Trouxe-me a bica e um jornal, que por acaso (será por acaso?) é o de maior tiragem neste nosso País, tão menosprezado, tão amesquinhado, mas também, tão amado. Sustida, mesmo a tempo, na pontinha da língua, estacou:
- Tira-me daqui esta merda, que já estou a ficar com comichões.
Deixa-me cá ver se isto por dentro é igual à casca – pensei, entretanto. As cascas que a gente vê nos tablóides costumam reflectir melhor a qualidade do miolo do que, por exemplo, os melões.
Alguns minutos de leitura diagonal foram suficientes. O estilo mantém-se: Títulos garrafais, melodramáticos, catastróficos e definitivos. O corpo da notícia é o alfinete que esvazia o balão!
Exemplo:
Lê-se “Raptada e violada por criminoso”. Imaginamos o quê?
Eu pensei que tinha sido raptada num sinal vermelho, durante o sono, pela calada da noite, à boca do metropolitano, à saída do elevador; sob ameaça de pistola, spray adormecente, navalha de ponta e mola; amordaçada, encapuçada, carregada dentro dum saco e enfiada na mala de um Mercedes. O problema se calhar é meu que vejo muitos filmes “amaricanos”.
Afinal a história era bastante diferente.

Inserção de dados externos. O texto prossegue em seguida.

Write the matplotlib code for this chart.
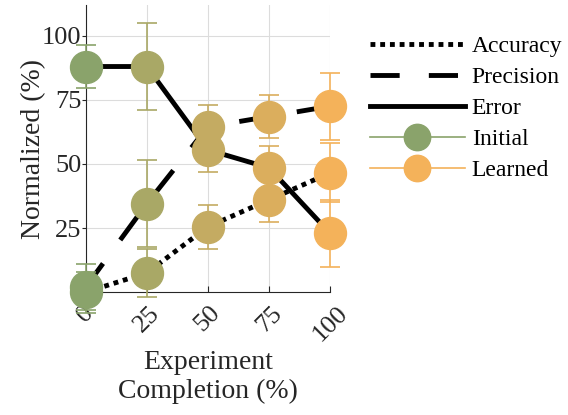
import numpy as np
import matplotlib.pyplot as plt
from matplotlib.lines import Line2D

plt.rcParams['font.family'] = ['Liberation Serif', 'DejaVu Serif']

completion = [0, 25, 50, 75, 100]
accuracy = [0, 7.5, 25.5, 36, 46.5]
accuracy_err = [8, 9.5, 8.5, 8.5, 11.5]
precision = [2, 34.5, 64.5, 68.5, 72.5]
precision_err = [9, 17, 8.5, 8.5, 13]
error = [88, 88, 55.5, 48.5, 23]
error_err = [8.5, 17, 8.5, 8.5, 13]

# colours blend from the initial green to the learned orange
point_colors = ['#8aa36b', '#a9a866', '#c4ab62', '#dbae5d', '#f4b25a']
initial_color = '#8aa36b'
learned_color = '#f4b25a'

fig = plt.figure(figsize=(5.68, 4.15), dpi=100)
ax = fig.add_axes([0.151, 0.296, 0.430, 0.692])

styles = [(accuracy, accuracy_err, (0, (1, 1))),
          (precision, precision_err, (0, (6, 6))),
          (error, error_err, '-')]

for vals, errs, ls in styles:
    ax.plot(completion, vals, color='black', lw=3.5, linestyle=ls,
            dash_capstyle='butt', zorder=3, clip_on=False)
    for x, y, e, c in zip(completion, vals, errs, point_colors):
        ax.errorbar(x, y, yerr=e, fmt='none', ecolor=c, elinewidth=1.2,
                    capsize=7.5, capthick=1.2, zorder=4, clip_on=False)
        ax.plot(x, y, 'o', color=c, markersize=23, zorder=5, clip_on=False)

ax.set_xlim(0, 100)
ax.set_ylim(0, 112)
ax.set_xticks(completion)
ax.set_xticklabels([str(v) for v in completion], rotation=45, fontsize=19)
ax.set_yticks([25, 50, 75, 100])
ax.set_yticklabels(['25', '50', '75', '100'], fontsize=19)
ax.tick_params(colors='#262626')
ax.tick_params(axis='x', direction='in', length=4, pad=7)
ax.tick_params(axis='y', direction='out', length=3, pad=0)
ax.grid(True, color='#dcdcdc', lw=0.8)
ax.set_axisbelow(True)
for side in ['top', 'right']:
    ax.spines[side].set_visible(False)
for side in ['left', 'bottom']:
    ax.spines[side].set_color('#262626')

ax.set_ylabel('Normalized (%)', fontsize=20, color='#262626', labelpad=-3)
ax.set_xlabel('Experiment\nCompletion (%)', fontsize=20, color='#262626',
              linespacing=1.2, labelpad=3)

handles = [
    Line2D([], [], color='black', lw=3.5, linestyle=(0, (1, 1)), dash_capstyle='butt'),
    Line2D([], [], color='black', lw=3.5, linestyle=(0, (6, 6)), dash_capstyle='butt'),
    Line2D([], [], color='black', lw=3.5, linestyle='-'),
    Line2D([], [], color=initial_color, lw=1.2, marker='o', markersize=19),
    Line2D([], [], color=learned_color, lw=1.2, marker='o', markersize=19),
]
labels = ['Accuracy', 'Precision', 'Error', 'Initial', 'Learned']
fig.legend(handles, labels, loc='upper left', bbox_to_anchor=(0.635, 0.937),
           frameon=False, fontsize=17, handlelength=4.0, handletextpad=0.3,
           labelspacing=0.4, borderaxespad=0)

fig.savefig('out.png', dpi=100)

Lida toda a notícia encontrada no miolo, ficamos a saber que o criminoso era amigo da família da vítima. Pese embora o seu notável cadastro, era também íntimo de algumas personalidades da nossa “hight society”. Foi em liberdade condicional que ele se tornou amigo do marido da “raptada”, e quando esta se divorciou, ele ficou lá em casa a fazer segurança, acabando ambos por se envolverem intimamente.
O sequestro e o rapto mais não são do que episódios do quotidiano em que estala o desentendimento e alguma violência entre casais desavindos.
Parece que neste caso, como a vítima é personalidade conhecida, a história vale bom dinheiro. Condimentada e guarnecida a preceito é um pitéu para qualquer jornal do crime, seja qual for o título ou a tiragem.
- Oh, Jorge, traz-me mais uma bica que já estou a ficar nervoso!